___ EXERCISE MATERIAL

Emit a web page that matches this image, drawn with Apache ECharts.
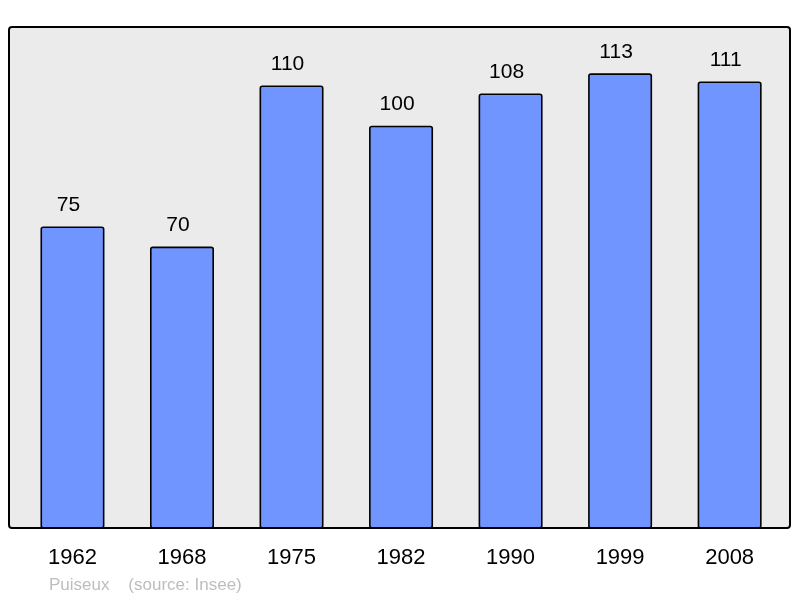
<!DOCTYPE html>
<html>
<head>
<meta charset="utf-8">
<style>html,body{margin:0;padding:0;background:#fff}#c{width:800px;height:598px}</style>
<script src="https://cdn.jsdelivr.net/npm/echarts@6/dist/echarts.min.js"></script>
</head>
<body>
<div id="c"></div>
<script>
const years = ['1962', '1968', '1975', '1982', '1990', '1999', '2008'];
const population = [75, 70, 110, 100, 108, 113, 111];
const captionPlace = 'Puiseux';
const captionSource = '(source: Insee)';

const chart = echarts.init(document.getElementById('c'), null, {renderer: 'canvas'});
chart.setOption({
  animation: false,
  backgroundColor: '#ffffff',
  graphic: [
    {type: 'rect', z: -10, shape: {x: 9, y: 27, width: 781, height: 501, r: 3},
     style: {fill: '#ebebeb', stroke: '#000', lineWidth: 2}},
    {type: 'text', left: 49, top: 577,
     style: {text: captionPlace + '    ' + captionSource, fill: '#bdbdbd', font: '17px "Liberation Sans", Arial, sans-serif'}}
  ],
  grid: {left: 17.7, width: 766.7, top: 27, bottom: 69.5, containLabel: false},
  xAxis: {
    type: 'category', data: years,
    axisLine: {show: false}, axisTick: {show: false},
    axisLabel: {color: '#000', fontSize: 22, fontFamily: '"Liberation Sans", Arial, sans-serif', margin: 18}
  },
  yAxis: {
    type: 'value', min: 0, max: 124.5,
    show: false, splitLine: {show: false}
  },
  series: [{
    type: 'bar', data: population, barWidth: 64,
    itemStyle: {color: '#7095ff', borderColor: '#000', borderWidth: 1.6, borderRadius: 2},
    label: {show: true, position: 'top', distance: 11, offset: [-4, 0], color: '#000', fontSize: 21,
            fontFamily: '"Liberation Sans", Arial, sans-serif'}
  }]
});
</script>
</body>
</html>
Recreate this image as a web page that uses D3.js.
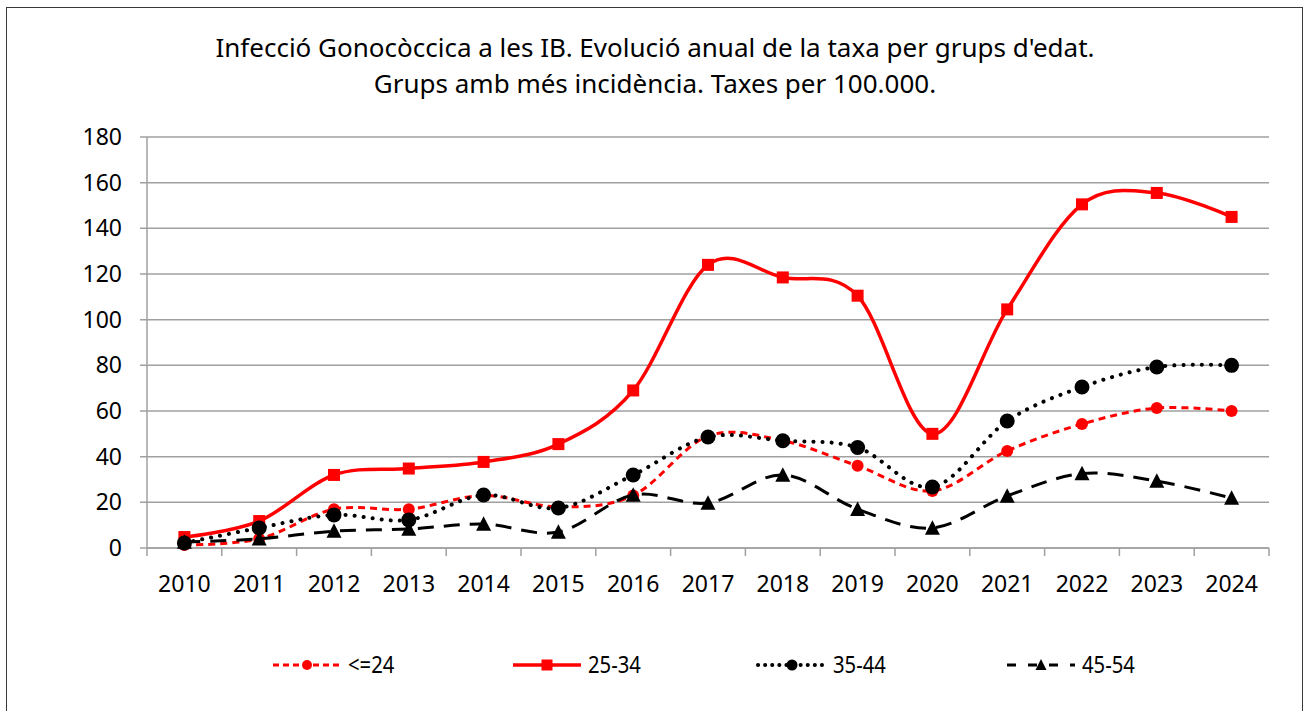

______

Pull out all lines from the entries above that include the word "this".

Emit a web page that matches this image, drawn with Apache ECharts.
Recreate this image as a web page that uses D3.js.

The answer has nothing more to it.